Almost as soon as I collected my baggage after landing back in Tucson an odd sort of melancholy set in. I suspected it was normal.
"You just came back from the first vacation you've had in years, from a city you've always loved. This is normal." I kept telling myself this but after a week it began to sound a tad...pathetic.
I've lived in Tucson for over eighteen years, Arizona my entire life. It took half that time for my heart to fully embrace it instead of daydreaming about the Greyhound busses that would take me away to a more glamorous city like some cheesy '80s movie. Eventually those busses just looked dirty and I grew wise enough to know that those "dreams" were impractical (how would someone with zero dance training make it as a Broadway actress in New York City at 17) and my roots started to drop. I found the spots in this city that felt like home and eventually I (tried) to make my own. Until I didn't.
When I got pregnant and eventually married, Greg and I had moved to the north side of Tucson. While I found myself in a new world of motherhood and partnership, the world that I left behind moved on, and quickly. Fast forward to now and one marriage ended, life changing, self reinventing back in the place I had once found comfort in before and- I feel lost.
When I got on that plane to go to Seattle it felt like I was flying into a new version of myself.

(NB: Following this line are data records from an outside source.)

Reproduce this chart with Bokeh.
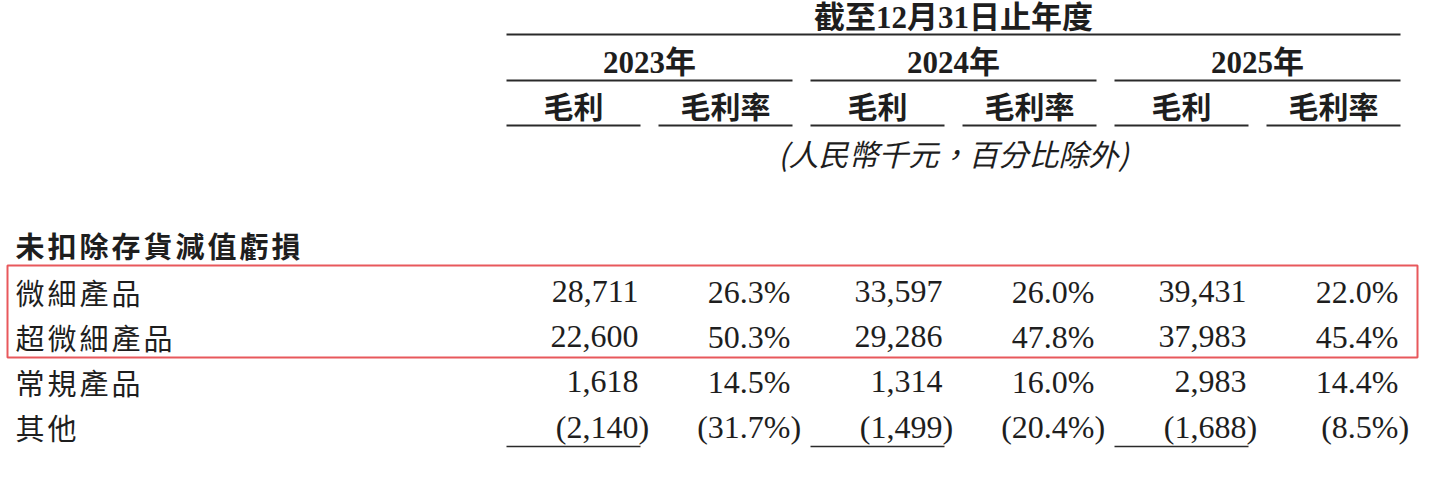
from bokeh.plotting import figure
from bokeh.models import Range1d, ColumnDataSource
from bokeh.core.properties import value
from bokeh.embed import file_html
from bokeh.resources import INLINE

# ---------------- data ----------------
title = "截至12月31日止年度"
years = ["2023年", "2024年", "2025年"]
sub_headers = ["毛利", "毛利率"]
unit_note = "(人民幣千元，百分比除外)"
section = "未扣除存貨減值虧損"
categories = ["微細產品", "超微細產品", "常規產品", "其他"]
gp_2023 = [28711, 22600, 1618, -2140]
gm_2023 = [26.3, 50.3, 14.5, -31.7]
gp_2024 = [33597, 29286, 1314, -1499]
gm_2024 = [26.0, 47.8, 16.0, -20.4]
gp_2025 = [39431, 37983, 2983, -1688]
gm_2025 = [22.0, 45.4, 14.4, -8.5]
highlighted = ["微細產品", "超微細產品"]

# ---------------- layout ----------------
W, H = 1422, 462
group_left = [506, 810, 1114]
sub_w, gap = 134, 18
group_w = 2 * sub_w + gap
row_y0, row_dy = 291, 45
ink = "#1e1e1e"
SERIF_CJK = "'Liberation Serif', 'Noto Sans CJK TC'"
CJK = "'Noto Sans CJK TC'"

p = figure(width=W, height=H, output_backend="svg", toolbar_location=None,
           x_range=Range1d(0, W), y_range=Range1d(H, 0),
           min_border=0)
p.axis.visible = False
p.grid.visible = False
p.outline_line_color = None
p.background_fill_color = "white"
p.border_fill_color = "white"


def txt(x, y, t, size, align="center", bold=False, italic=False, font=SERIF_CJK):
    p.text(x=[x], y=[y], text=[t], text_font=value(font),
           text_font_size=f"{size}px", text_align=align, text_baseline="middle",
           text_font_style=("bold" if bold else ("italic" if italic else "normal")),
           text_color=ink)


def spaced(x, y, t, size, pitch, bold=False):
    # CJK text set with letter spacing: one glyph per character
    xs = [x + i * pitch for i in range(len(t))]
    p.text(x=xs, y=[y] * len(t), text=list(t), text_font=value(CJK),
           text_font_size=f"{size}px", text_align="left", text_baseline="middle",
           text_font_style=("bold" if bold else "normal"), text_color=ink)


def hline(x0, x1, y, w=2.2):
    p.segment(x0=[x0], y0=[y], x1=[x1], y1=[y], line_color="#2a2a2a", line_width=w)


full_left, full_right = group_left[0], group_left[-1] + group_w
centre = (full_left + full_right) / 2

# header
txt(centre, 17, title, 31, bold=True)
hline(full_left, full_right, 34)
for gl, yr in zip(group_left, years):
    txt(gl + group_w / 2, 62, yr, 31, bold=True)
    hline(gl, gl + group_w, 80)
    for k, sh in enumerate(sub_headers):
        x0 = gl + k * (sub_w + gap)
        txt(x0 + sub_w / 2, 104, sh, 30, bold=True, font=CJK)
        hline(x0, x0 + sub_w, 125)
txt(centre, 152, unit_note, 30, italic=True, font=CJK)

# section title
spaced(15, 244, section, 29, 32, bold=True)

# rows
row_ys = [row_y0 + i * row_dy for i in range(len(categories))]
for y, c in zip(row_ys, categories):
    spaced(15, y, c, 29, 32)


def fmt_num(v):
    s = f"{abs(v):,}"
    return "(" + s if v < 0 else s


def fmt_pct(v):
    s = f"{abs(v):.1f}%"
    return "(" + s if v < 0 else s


series = [(gp_2023, gm_2023), (gp_2024, gm_2024), (gp_2025, gm_2025)]
for gl, (gp, gm) in zip(group_left, series):
    for k, (vals, f) in enumerate([(gp, fmt_num), (gm, fmt_pct)]):
        xr = gl + k * (sub_w + gap) + sub_w - 2
        src = ColumnDataSource(dict(x=[xr] * len(vals), y=row_ys, t=[f(v) for v in vals]))
        p.text(x="x", y="y", text="t", source=src, text_font=value("Liberation Serif"),
               text_font_size="32px", text_align="right", text_baseline="middle",
               text_color=ink)
        neg_y = [y for y, v in zip(row_ys, vals) if v < 0]
        p.text(x=[xr] * len(neg_y), y=neg_y, text=[")"] * len(neg_y),
               text_font=value("Liberation Serif"), text_font_size="32px",
               text_align="left", text_baseline="middle", text_color=ink)
    # underline beneath last row of the gross profit column
    hline(gl, gl + sub_w, row_ys[-1] + 20, w=1.6)

# highlight box around selected rows
hi = [row_ys[categories.index(c)] for c in highlighted]
p.quad(left=[7], right=[1417], top=[min(hi) - 26], bottom=[max(hi) + 21],
       fill_color=None, line_color="#e8585c", line_width=2)

open("out.html", "w").write(file_html(p, INLINE))
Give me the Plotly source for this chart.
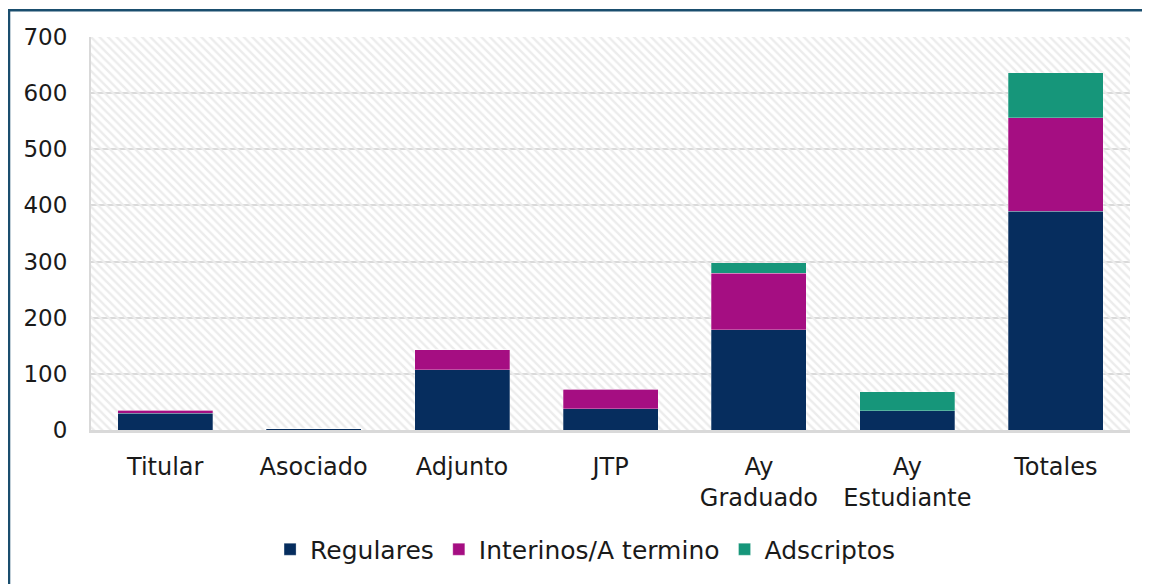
import plotly.graph_objects as go

categories = ["Titular", "Asociado", "Adjunto", "JTP", "Ay<br>Graduado", "Ay<br>Estudiante", "Totales"]
regulares = [30, 2, 107, 38, 179, 34, 390]
interinos = [5, 0, 36, 35, 100, 0, 166]
adscriptos = [0, 0, 0, 0, 19, 34, 80]

series = [
    ("Regulares", regulares, "#062D5E"),
    ("Interinos/A termino", interinos, "#A50E82"),
    ("Adscriptos", adscriptos, "#16967A"),
]

FONT = "DejaVu Sans"
TXT = "#1a1a1a"

fig = go.Figure()

# hatched plot background (on hidden base axes)
fig.add_trace(go.Scatter(
    x=[0, 1, 1, 0, 0], y=[0, 0, 1, 1, 0], xaxis="x", yaxis="y",
    mode="none", fill="toself", fillcolor="rgba(255,255,255,0)",
    fillpattern=dict(shape="\\", fgcolor="#ececec", fgopacity=1, bgcolor="rgba(255,255,255,0)",
                     size=6, solidity=0.4),
    hoverinfo="skip", showlegend=False,
))

for name, vals, color in series:
    fig.add_trace(go.Bar(
        x=categories, y=vals, name=name, xaxis="x2", yaxis="y2",
        marker=dict(color=color, line=dict(color="rgba(255,255,255,0.35)", width=0.8)),
    ))

fig.update_layout(
    width=1142, height=576,
    margin=dict(l=83, r=20, t=29, b=152),
    paper_bgcolor="white", plot_bgcolor="white",
    barmode="stack", bargap=0.36,
    font=dict(family=FONT, size=22, color=TXT),
    xaxis=dict(range=[0, 1], visible=False, fixedrange=True),
    yaxis=dict(range=[0, 1], visible=False, fixedrange=True),
    xaxis2=dict(overlaying="x", anchor="y2", type="category", showline=True,
                linecolor="#d9d9d9", linewidth=2.5, showgrid=False, ticks="",
                ticklabelstandoff=13,
                tickfont=dict(family=FONT, size=24, color=TXT)),
    yaxis2=dict(overlaying="y", anchor="x2", side="left", range=[0, 700], dtick=100,
                showline=True, linecolor="#d9d9d9", linewidth=2,
                gridcolor="#d9d9d9", gridwidth=1.5, zeroline=False, ticks="",
                ticklabelstandoff=17,
                tickfont=dict(family=FONT, size=23, color=TXT)),
    legend=dict(orientation="h", x=0.476, xanchor="center", y=-0.304, yanchor="middle",
                font=dict(family=FONT, size=25, color=TXT), traceorder="normal",
                itemwidth=30),
    shapes=[dict(type="rect", xref="paper", yref="paper",
                 x0=-0.0789, x1=1.1, y0=-0.6, y1=1.068,
                 line=dict(color="#1A4E6E", width=2.5), fillcolor="rgba(0,0,0,0)", layer="above")],
)

fig.write_html("out.html")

"This is it. You are on your own."
Feeling new in a new city was a solid form of symbolism and it felt right. When I got back and felt lost in a city that should have felt like home, a sort of personal crisis set in. Who am I? What am I doing here? What's next?
And then a revelation set in right in time with our annual All Souls Procession that rocked me so hard with symbolism and poignancy that all I've wanted to do this week is lay in bed and cry. It happened when I took a walk in my new-old neighborhood, on a perfect Fall afternoon- a couple years ago Jack was learning how to walk on these sidewalks. A couple years ago we took a chance on each other with hope in our hearts and good intentions. A couple years ago I had a family to visit on Sundays and dinners to make for faces familiar. A couple years ago I didn't imagine myself on these sidewalks alone.
My home has become a graveyard of memories. Nostalgia biting me in the heels just as soon as I start feeling confident again, pointing out the things that are no longer and the feelings that came with them.
And so, I'm trying to learn how to love my city again in a new way. Even with the memories that go bump in the night and sidewalks that hold ghosts underneath, good and bad.
A couple nights ago the streets downtown were filled with people remembering the lives of loved ones lost, celebrating lives all around; faces painted like sugar skulls and sage burning in the air, they marched along to music and memories. For the first time since I got back I felt like I was in the right place.
I guess I'm back home, or at least as much as my heart will allow for these days.
2 comments:
you pretty much rock very extremely hard. wish you the best in this and the next life.
a lurker from italy via scotland.
The hardest part with any transition is finding the New Normal. And oftentimes, the bigger the transition, the more different New Normal is going to look from Old Normal. It's hard, but you'll definitely get there.